While we’re away the news breaks that we’ll ‘probably’ reach 1.5°C of average global warming by 2030; indeed, the World Meteorological Organization says we have a 66 per cent chance of reaching this ‘limit’ by 2027. The BBC stresses that reaching this milestone will likely be temporary, but makes no mention of tipping points, such as the thawing of Arctic permafrost that would release huge deposits of methane into the atmosphere, leading to further ‘runaway’ heating. No mention of when we are likely to hit 2ºC (by mid-century) and what life will look like then (horrendous, if climate scientists are to be believed, which, of course, they should be). Still, I am grateful the report actually makes the headlines, although only for a few hours before Prince Harry and Meghan Markle are involved in a car chase and I wonder what schemes are at play to keep the masses from the truth.
We walk for miles: on heathland and in woodland, on beaches and along rivers. We are recharged. And then we go home again, to empty flowers and a dawn chorus of just one robin, to Drone Bastard flying his drone at gulls. I try to stay positive. I stand in the kitchen and look for robins. Where are they? There’s no sign. I feel glum, wondering if they laid eggs, if any eggs have been eaten by squirrels, if the robins themselves have managed to avoid the attentions of cats.

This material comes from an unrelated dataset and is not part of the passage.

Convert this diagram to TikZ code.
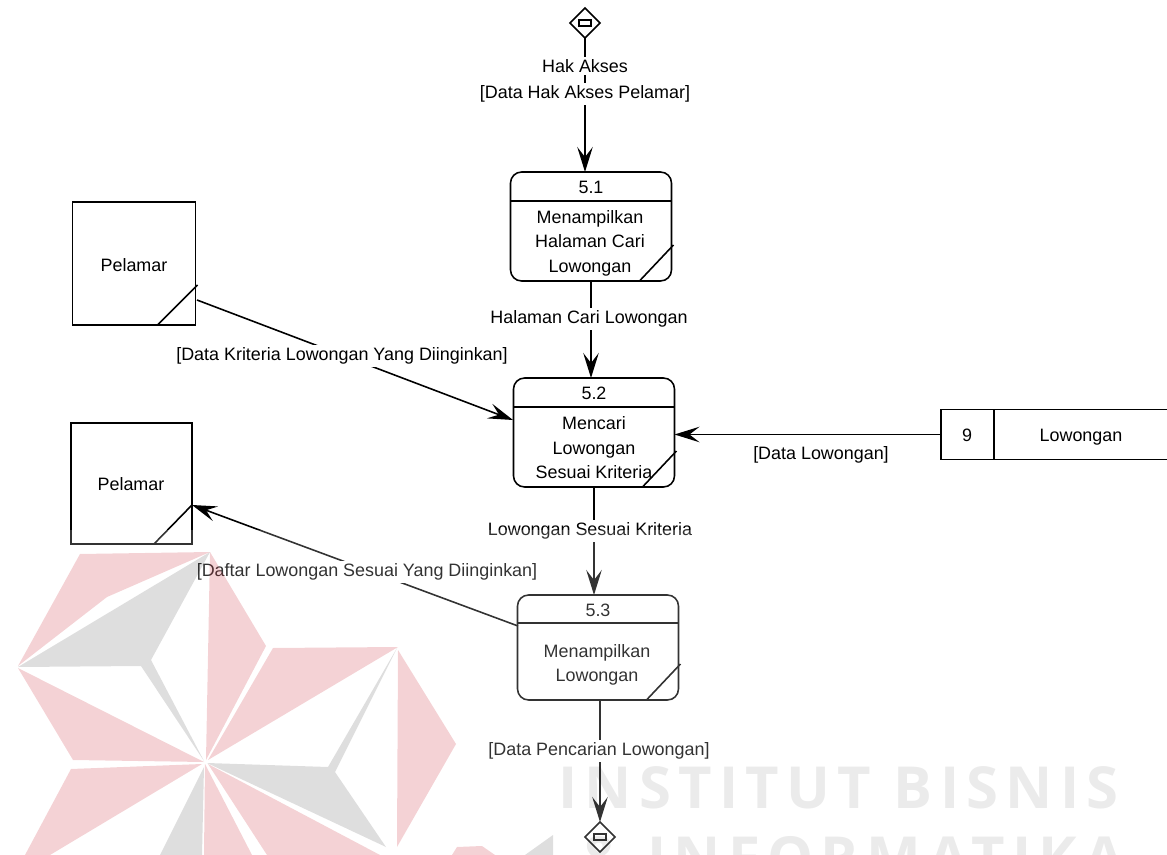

‘I think the nest has been abandoned,’ I tell Emma.
‘Oh dear,’ she says.
‘Do you think I should check?’ I ask.
‘I don’t know,’ she says.
I look online for guidance of such things. I want to find an article entitled ‘Paranoid? Here’s how to check on your robins without disturbing them’. Instead, I find a nest-watch survey on the British Trust for Ornithology (BTO) website, which actively encourages you to check nests but to do so in a careful manner that doesn’t interfere with the birds. Then you report your findings for ‘science’. It tells me I can check the nest but only when I know both parents are not present, and to quickly look or take a photo and then retreat. OK! But there are no robins. Are there robins? Where are the robins?